A: In Northeast Ohio, our 12-county footprint, though WRLC works in 18, there are something like 170 taxing entities. There’s a lot of duplication of services. So how can we work smarter and work together? How can we grow smart and grow together? I want to use my platform, as the director of the Thriving Communities Institute, to elevate these issues. Because we’re the city of Cleveland, we’re centrally located, and we’re going to see over time some of these East Side communities are going to repopulate. It’s going to take some time. And just as we’re trying to right-size our city, inner ring suburbs are dealing with the same kinds of challenges we’re dealing with. So that’s something I’m looking forward to thrusting my work into, is seeing how we can bring back the market on the East Side.
Q: Okay. But regional collaboration and things along those lines don’t really get at the central problem that Ford was pointing to, which is that there’s a vast disparity in lending. Black borrowers do not have access to credit the same way that white borrowers do, regardless of income. Is that an area in which you could see Thriving Communities proposing some additional policy?
A: I don’t want to get ahead of myself here and put our organization in a spot. But yeah, I get advocating for more equitable lending practices and policies. We are considered a national expert with our research capabilities. So yeah, when there’s an opportunity to shine the light and find out why people aren’t lending in certain neighborhoods, when you have contiguous zip codes where you have robust lending, that is something where we’ll be issuing reports and trying to change conditions.
Q: That’s not to say there’s not already been progress made in that respect. The county is doing some things there. But, for the most part, the land bank model, which Thriving Communities obviously has a large role in propagating, was built around this premise that we’re in an emergency. And for the most part, it’s been pretty successful at doing that. But the question is: what comes after that model? And will Thriving Communities have a part in defining whatever that thing is?
A: I mean, there have been federal and state policies that encourage corporations to leave center cities and urban centers to go settle in fields. Who’s responsible for paving the way for this urban exodus? We have to create new roads and sewers and school systems when they move around, and Cleveland gets depopulated. So we can’t allow Ohio to continue this naive “anywhere in Ohio” economic development policy. Right now, we need to work smarter and develop a smarter strategy. So I will be spending considerable time working with our state legislature and governor on how we create an economic recovery.
Q: This is the last question I have. Is this your retirement job?
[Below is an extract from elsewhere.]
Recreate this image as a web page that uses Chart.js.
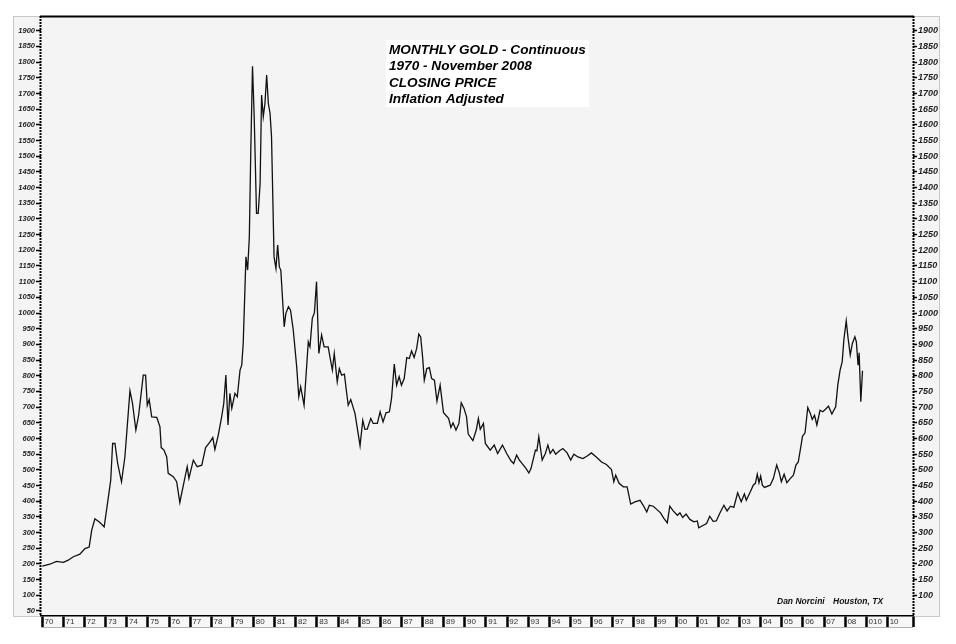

A: I don’t know. Who knows what the future holds? I’m still young and healthy enough where I love work. I want to work every day. And this is a wonderful opportunity to continue my policy work. I’ve never been one to say, “By this date, I want to be retired to my place on Myrtle Beach.” I’m not that guy. I love work. I love public policy. And so for now, as my mother told me, “You do the task at hand to the best of your ability, and good things will come from that.”